Professor Terry Simon

The Heat Transfer Lab works with various experiments mainly related to flow in gas turbines and electronics cooling. The group's current focus is gas turbines, electronics cooling, and photovoltaic cell fabrication.

• In gas turbines, the researchers study the flow and heat transfer over turbine cascade endwall, where the flow is operating under high Reynolds number conditions and is highly turbulent with a large range of eddy length scales. Due to the complexity of gas turbine experiments and flow, which includes many simplified models of the real engine, numerical simulations are very helpful in a giving greater insight on the limitations of the test facility and more importantly, the extent to which different numerical models predict the flow in gas turbines. Due to the large range of eddy scales, it has been found by practice that RANS (Reynolds Averaged Navier Stokes) predicts much larger turbulence dissipation which lead to lower levels of turbulence in the cascade. Getting the turbulence right is vital for this kind of flow because it characterizes the mixing within the passage. Therefore, LES models are usually used instead of RANS models. LES requires high computational resources with large RAM and storage memory compared with RANS. The researchers are continuing to use MSI resources to conduct RANS modeling and move into LES simulations using ANSYS Fluent mainly for flow in gas turbines. The researchers have recently begun film cooling experiments and supporting computation for an expanded aspect of the gas turbine heat transfer research. They expect to use RANS and LES turbulence calculations.
• In the electronics cooling studies, the researchers are looking at unsteady, single-phase flow over electronics devices.

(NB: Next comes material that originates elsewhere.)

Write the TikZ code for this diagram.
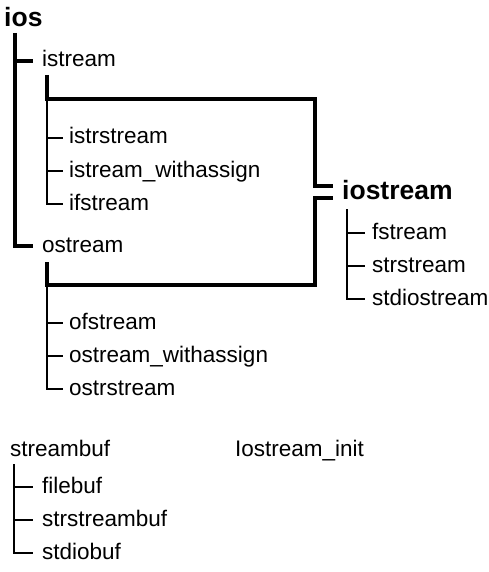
\documentclass[tikz,border=0pt]{standalone}
\usepackage{fontspec}
\setmainfont{Liberation Sans}
\begin{document}
\begin{tikzpicture}[x=1pt,y=-1pt,
  lbl/.style={anchor=base west, inner ysep=0pt, inner xsep=6pt, font=\fontsize{22.5}{24}\selectfont},
  hd/.style={anchor=base west, inner ysep=0pt, inner xsep=9pt, font=\bfseries\fontsize{26.5}{28}\selectfont},
  heavy/.style={line width=3.3pt},
  light/.style={line width=1.3pt}]
\useasboundingbox (0,0) rectangle (488,572);

% nodes (baseline = visual centre + 6)
\node[hd] (ios) at (-5,27) {ios};
\node[lbl,inner xsep=9pt] (istream) at (33,67) {istream};
\node[lbl] (istrstream) at (63,144) {istrstream};
\node[lbl] (iwa) at (63,177) {istream\_withassign};
\node[lbl] (ifstream) at (63,210) {ifstream};
\node[lbl,inner xsep=9pt] (ostream) at (33,252) {ostream};
\node[lbl] (ofstream) at (63,329) {ofstream};
\node[lbl] (owa) at (63,362) {ostream\_withassign};
\node[lbl] (ostrstream) at (63,395) {ostrstream};
\node[hd] (iostream) at (333,199) {iostream};
\node[lbl,inner xsep=7pt] (fstream) at (365,239) {fstream};
\node[lbl,inner xsep=7pt] (strstream) at (365,272) {strstream};
\node[lbl,inner xsep=7pt] (stdiostream) at (365,305) {stdiostream};
\node[lbl,inner xsep=0pt] (streambuf) at (10,456) {streambuf};
\node[lbl,inner xsep=9pt] (filebuf) at (33,493) {filebuf};
\node[lbl,inner xsep=9pt] (strstreambuf) at (33,526) {strstreambuf};
\node[lbl,inner xsep=9pt] (stdiobuf) at (33,559) {stdiobuf};
\node[lbl,inner xsep=0pt] (init) at (235,456) {Iostream\_init};

% tick points
\foreach \n in {istream,istrstream,iwa,ifstream,ostream,ofstream,owa,ostrstream,fstream,strstream,stdiostream,filebuf,strstreambuf,stdiobuf}
  \coordinate (\n T) at ([yshift=6pt]\n.base west);
\coordinate (iosU) at ([yshift=13pt]iostream.base west);
\coordinate (iosL) at ([yshift=1pt]iostream.base west);

% coordinates
\coordinate (iosv) at (15,33);
\coordinate (istub) at (47,75);
\coordinate (brtl) at (47,99);
\coordinate (brtr) at (315,99);
\coordinate (ostub) at (47,262);
\coordinate (brbl) at (47,285);
\coordinate (brbr) at (315,285);
\coordinate (iov) at (347,209);
\coordinate (sbv) at (14,464);

% ios trunk
\draw[heavy] (iosv) |- (ostreamT);
\draw[heavy] (iosv |- istreamT) -- (istreamT);

% bracket to iostream
\draw[heavy] (istub) -- (brtl) -- (brtr) |- (iosU);
\draw[heavy] (ostub) -- (brbl) -- (brbr) |- (iosL);

% istream children
\draw[light] (brtl) |- (istrstreamT);
\draw[light] (brtl) |- (iwaT);
\draw[light] (brtl) |- (ifstreamT);

% ostream children
\draw[light] (brbl) |- (ofstreamT);
\draw[light] (brbl) |- (owaT);
\draw[light] (brbl) |- (ostrstreamT);

% iostream children
\draw[light] (iov) |- (fstreamT);
\draw[light] (iov) |- (strstreamT);
\draw[light] (iov) |- (stdiostreamT);

% streambuf children
\draw[light] (sbv) |- (filebufT);
\draw[light] (sbv) |- (strstreambufT);
\draw[light] (sbv) |- (stdiobufT);
\end{tikzpicture}
\end{document}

• For the solar cell fabrication work, they are analyzing heat and mass transfer in a CVD device designed for perovskite material use to generate the holes and electrons in the cell.
• Other activity includes simulations of sensors for detecting contaminate levels streams and lakes. These simulations are done with ANSYS. Although they are for laminar flows, they are driven by high-speed actuators, so time resolution dictates long computational run times. They are usually in the micro scale.